Just five years ago, there were more Bank of America branches in the US than Walmart stores. But in an effort to cut costs, the bank has closed about a fifth of its branches since then—and is now warning of more closures to come.

“We took 1,400 branches out of the system, which is bigger than some entire companies out there,” CEO Brian Moynihan said on a July 15 call with analysts to discuss the company’s second-quarter earnings (they nearly doubled to $5.32 billion). “We expect there to be more pressure downward.” Bank of America currently has about 4,800 branches.

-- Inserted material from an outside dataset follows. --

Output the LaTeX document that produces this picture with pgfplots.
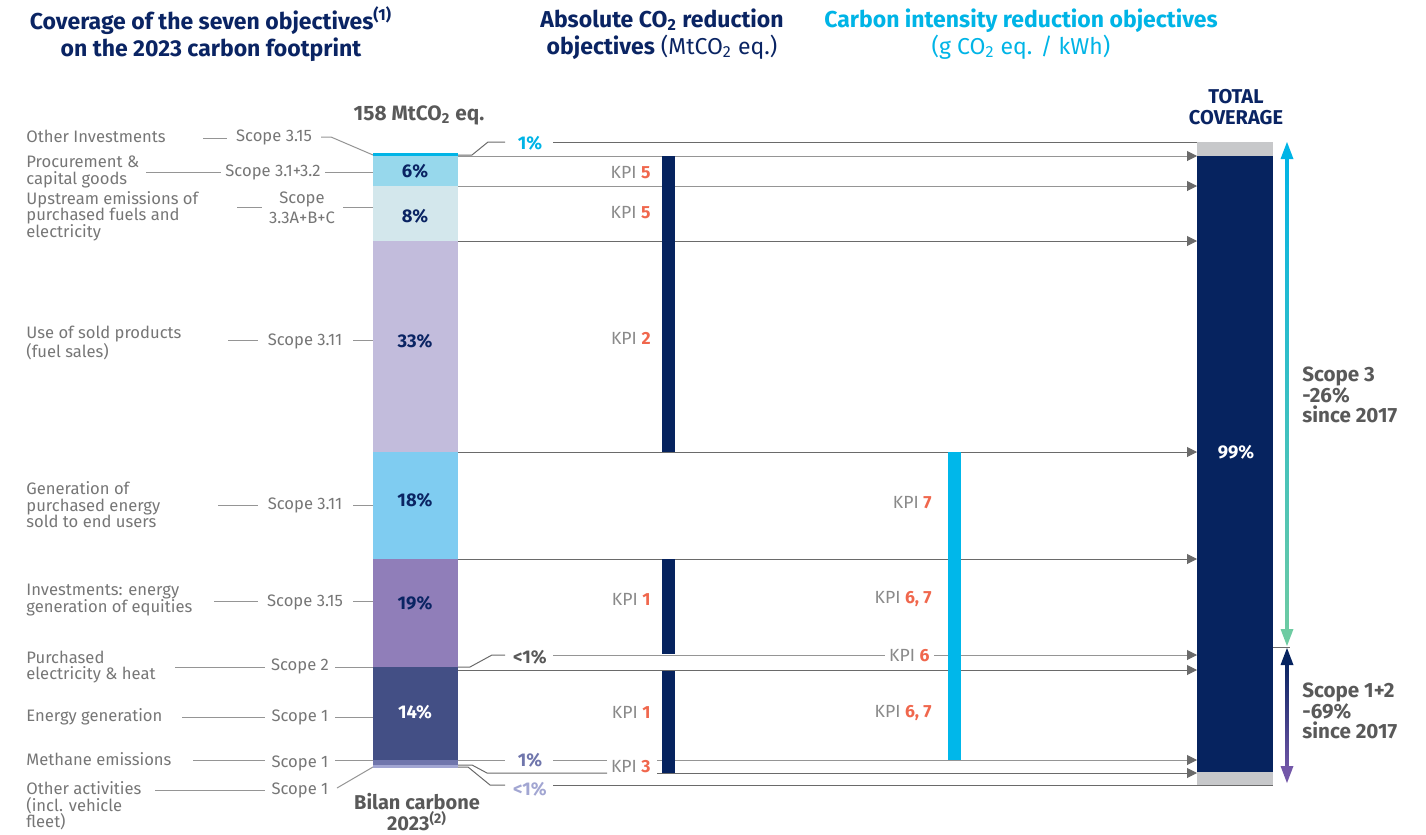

The bank’s rationale for closing branches goes beyond cutting costs: “Customer behavior is changing,” Moynihan said, noting that the number of mobile banking customers has more than doubled in the past four years to more than 17 million people. Now, 13% of Bank of America’s checks are deposited via mobile.

“We are moving because customers are moving in how they conduct business,” Moynihan said, cautioning that “if you do it too much, too quickly, you’ll upset the clients.”

Moynihan also mentioned that the bank is seeing about 10,000 customers a week book appointments online to come into the branch, up from 2,000 a week last year. This allows the bank to better anticipate the need for staffing, and adjust staffing levels accordingly.

Along with the move to mobile and the outright branch closures come 15 straight quarters of headcount reduction. Although the bank said it is hiring more financial advisers (plus 1,500 interns this summer), it has slashed more than 70,000 jobs since 2011 and is likely to cut even deeper.